## Provided material
------------------------------
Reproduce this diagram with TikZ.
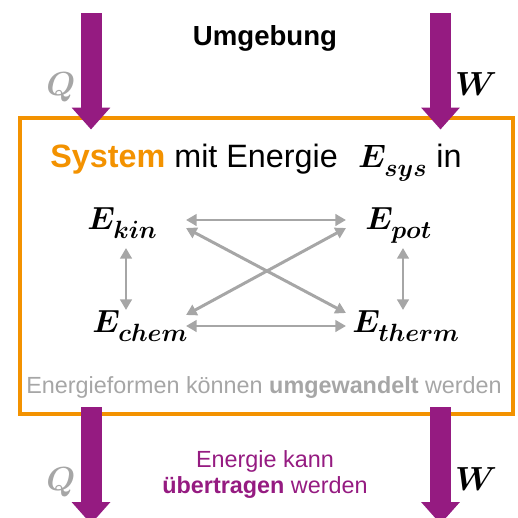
\RequirePackage{fix-cm}
\documentclass[tikz,border=0pt]{standalone}
\usepackage{amsmath,amssymb}
\usepackage{fontspec}
\setmainfont{Liberation Sans}
\usepackage{xcolor}
\usepackage{tikz}
\usetikzlibrary{arrows.meta}
\usetikzlibrary{backgrounds}
\pgfdeclarelayer{edgelayer}
\pgfdeclarelayer{nodelayer}
\pgfsetlayers{background,edgelayer,nodelayer,main}
\DeclareMathSizes{18.2}{18.2}{14.2}{10}
\DeclareMathSizes{18.4}{18.4}{14.2}{10}
\newcommand{\Eform}[1]{E_{\raisebox{-2.5pt}{$\scriptstyle #1$}}}
\definecolor{syspurple}{HTML}{951B81}
\definecolor{sysorange}{HTML}{F39200}
\definecolor{convgray}{HTML}{A6A6A6}
\tikzstyle{none}=[inner sep=0mm]
\tikzstyle{energy}=[inner sep=0pt,anchor=base west,font=\boldmath\fontsize{18.2}{21}\selectfont]
\tikzstyle{flowlabel}=[inner sep=0pt,anchor=base,font=\boldmath\fontsize{19}{22}\selectfont]
\tikzstyle{caption}=[inner sep=0pt,anchor=base,font=\fontsize{13.3}{15}\selectfont]
\tikzstyle{sysbox}=[draw=sysorange,line width=0.08cm]
\tikzstyle{transfer}=[draw=syspurple,line width=0.42cm,-{Triangle[length=0.44cm,width=0.75cm]}]
\tikzstyle{convert}=[draw=convgray,line width=1.7pt,{Triangle[length=6pt,width=6.5pt]}-{Triangle[length=6pt,width=6.5pt]}]

\begin{document}
\begin{tikzpicture}
	\useasboundingbox (0, 0) rectangle (10.36, -10.36);
	\begin{pgfonlayer}{nodelayer}
		% Umgebung und Energiefluesse
		\node [style=caption, font=\bfseries\fontsize{15.7}{18}\selectfont] (0) at (5.30, -0.90) {Umgebung};
		\node [style=flowlabel, text=convgray] (1) at (1.22, -1.90) {$Q$};
		\node [style=flowlabel] (2) at (9.52, -1.90) {$W$};
		\node [style=flowlabel, text=convgray] (3) at (1.22, -9.80) {$Q$};
		\node [style=flowlabel] (4) at (9.52, -9.80) {$W$};
		\node [style=caption, text=syspurple] (5) at (5.30, -9.34) {Energie kann};
		\node [style=caption, text=syspurple] (6) at (5.30, -9.86) {\textbf{übertragen} werden};
		% System
		\node [style=energy, font=\fontsize{18.4}{21}\selectfont] (7) at (1.00, -3.34) {\textcolor{sysorange}{\bfseries System} mit Energie\hspace{0.35em} {\boldmath$\Eform{sys}$} in};
		\node [style=energy] (8) at (1.74, -4.58) {$\Eform{kin}$};
		\node [style=energy] (9) at (7.30, -4.58) {$\Eform{pot}$};
		\node [style=energy] (10) at (1.84, -6.64) {$\Eform{chem}$};
		\node [style=energy] (11) at (7.04, -6.64) {$\Eform{therm}$};
		\node [style=caption, text=convgray] (12) at (5.28, -7.86) {Energieformen können \textbf{umgewandelt} werden};
		% Endpunkte
		\node [style=none] (20) at (0.39, -2.36) {};
		\node [style=none] (21) at (10.25, -8.28) {};
		\node [style=none] (22) at (1.82, -0.26) {};
		\node [style=none] (23) at (1.82, -2.59) {};
		\node [style=none] (24) at (8.81, -0.26) {};
		\node [style=none] (25) at (8.81, -2.59) {};
		\node [style=none] (26) at (1.82, -8.14) {};
		\node [style=none] (27) at (1.82, -10.48) {};
		\node [style=none] (28) at (8.81, -8.14) {};
		\node [style=none] (29) at (8.81, -10.48) {};
		\node [style=none] (30) at (3.72, -4.40) {};
		\node [style=none] (31) at (6.92, -4.40) {};
		\node [style=none] (32) at (3.72, -6.52) {};
		\node [style=none] (33) at (6.92, -6.52) {};
		\node [style=none] (34) at (2.52, -4.96) {};
		\node [style=none] (35) at (2.52, -6.20) {};
		\node [style=none] (36) at (8.06, -4.96) {};
		\node [style=none] (37) at (8.06, -6.20) {};
		\node [style=none] (38) at (3.72, -4.56) {};
		\node [style=none] (39) at (6.92, -6.26) {};
		\node [style=none] (40) at (3.72, -6.30) {};
		\node [style=none] (41) at (6.92, -4.56) {};
	\end{pgfonlayer}
	\begin{pgfonlayer}{edgelayer}
		\draw [style=sysbox] (20.center) rectangle (21.center);
		\draw [style=transfer] (22.center) to (23.center);
		\draw [style=transfer] (24.center) to (25.center);
		\draw [style=transfer] (26.center) to (27.center);
		\draw [style=transfer] (28.center) to (29.center);
		\draw [style=convert] (30.center) to (31.center);
		\draw [style=convert] (32.center) to (33.center);
		\draw [style=convert] (34.center) to (35.center);
		\draw [style=convert] (36.center) to (37.center);
		\draw [style=convert] (38.center) to (39.center);
		\draw [style=convert] (40.center) to (41.center);
	\end{pgfonlayer}
\end{tikzpicture}
\end{document}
------------------------------
## Aim
All of the material above is to be copied exactly, except for its images.

## Answer for this exercise
Reproduce this diagram with TikZ.
\RequirePackage{fix-cm}
\documentclass[tikz,border=0pt]{standalone}
\usepackage{amsmath,amssymb}
\usepackage{fontspec}
\setmainfont{Liberation Sans}
\usepackage{xcolor}
\usepackage{tikz}
\usetikzlibrary{arrows.meta}
\usetikzlibrary{backgrounds}
\pgfdeclarelayer{edgelayer}
\pgfdeclarelayer{nodelayer}
\pgfsetlayers{background,edgelayer,nodelayer,main}
\DeclareMathSizes{18.2}{18.2}{14.2}{10}
\DeclareMathSizes{18.4}{18.4}{14.2}{10}
\newcommand{\Eform}[1]{E_{\raisebox{-2.5pt}{$\scriptstyle #1$}}}
\definecolor{syspurple}{HTML}{951B81}
\definecolor{sysorange}{HTML}{F39200}
\definecolor{convgray}{HTML}{A6A6A6}
\tikzstyle{none}=[inner sep=0mm]
\tikzstyle{energy}=[inner sep=0pt,anchor=base west,font=\boldmath\fontsize{18.2}{21}\selectfont]
\tikzstyle{flowlabel}=[inner sep=0pt,anchor=base,font=\boldmath\fontsize{19}{22}\selectfont]
\tikzstyle{caption}=[inner sep=0pt,anchor=base,font=\fontsize{13.3}{15}\selectfont]
\tikzstyle{sysbox}=[draw=sysorange,line width=0.08cm]
\tikzstyle{transfer}=[draw=syspurple,line width=0.42cm,-{Triangle[length=0.44cm,width=0.75cm]}]
\tikzstyle{convert}=[draw=convgray,line width=1.7pt,{Triangle[length=6pt,width=6.5pt]}-{Triangle[length=6pt,width=6.5pt]}]

\begin{document}
\begin{tikzpicture}
	\useasboundingbox (0, 0) rectangle (10.36, -10.36);
	\begin{pgfonlayer}{nodelayer}
		% Umgebung und Energiefluesse
		\node [style=caption, font=\bfseries\fontsize{15.7}{18}\selectfont] (0) at (5.30, -0.90) {Umgebung};
		\node [style=flowlabel, text=convgray] (1) at (1.22, -1.90) {$Q$};
		\node [style=flowlabel] (2) at (9.52, -1.90) {$W$};
		\node [style=flowlabel, text=convgray] (3) at (1.22, -9.80) {$Q$};
		\node [style=flowlabel] (4) at (9.52, -9.80) {$W$};
		\node [style=caption, text=syspurple] (5) at (5.30, -9.34) {Energie kann};
		\node [style=caption, text=syspurple] (6) at (5.30, -9.86) {\textbf{übertragen} werden};
		% System
		\node [style=energy, font=\fontsize{18.4}{21}\selectfont] (7) at (1.00, -3.34) {\textcolor{sysorange}{\bfseries System} mit Energie\hspace{0.35em} {\boldmath$\Eform{sys}$} in};
		\node [style=energy] (8) at (1.74, -4.58) {$\Eform{kin}$};
		\node [style=energy] (9) at (7.30, -4.58) {$\Eform{pot}$};
		\node [style=energy] (10) at (1.84, -6.64) {$\Eform{chem}$};
		\node [style=energy] (11) at (7.04, -6.64) {$\Eform{therm}$};
		\node [style=caption, text=convgray] (12) at (5.28, -7.86) {Energieformen können \textbf{umgewandelt} werden};
		% Endpunkte
		\node [style=none] (20) at (0.39, -2.36) {};
		\node [style=none] (21) at (10.25, -8.28) {};
		\node [style=none] (22) at (1.82, -0.26) {};
		\node [style=none] (23) at (1.82, -2.59) {};
		\node [style=none] (24) at (8.81, -0.26) {};
		\node [style=none] (25) at (8.81, -2.59) {};
		\node [style=none] (26) at (1.82, -8.14) {};
		\node [style=none] (27) at (1.82, -10.48) {};
		\node [style=none] (28) at (8.81, -8.14) {};
		\node [style=none] (29) at (8.81, -10.48) {};
		\node [style=none] (30) at (3.72, -4.40) {};
		\node [style=none] (31) at (6.92, -4.40) {};
		\node [style=none] (32) at (3.72, -6.52) {};
		\node [style=none] (33) at (6.92, -6.52) {};
		\node [style=none] (34) at (2.52, -4.96) {};
		\node [style=none] (35) at (2.52, -6.20) {};
		\node [style=none] (36) at (8.06, -4.96) {};
		\node [style=none] (37) at (8.06, -6.20) {};
		\node [style=none] (38) at (3.72, -4.56) {};
		\node [style=none] (39) at (6.92, -6.26) {};
		\node [style=none] (40) at (3.72, -6.30) {};
		\node [style=none] (41) at (6.92, -4.56) {};
	\end{pgfonlayer}
	\begin{pgfonlayer}{edgelayer}
		\draw [style=sysbox] (20.center) rectangle (21.center);
		\draw [style=transfer] (22.center) to (23.center);
		\draw [style=transfer] (24.center) to (25.center);
		\draw [style=transfer] (26.center) to (27.center);
		\draw [style=transfer] (28.center) to (29.center);
		\draw [style=convert] (30.center) to (31.center);
		\draw [style=convert] (32.center) to (33.center);
		\draw [style=convert] (34.center) to (35.center);
		\draw [style=convert] (36.center) to (37.center);
		\draw [style=convert] (38.center) to (39.center);
		\draw [style=convert] (40.center) to (41.center);
	\end{pgfonlayer}
\end{tikzpicture}
\end{document}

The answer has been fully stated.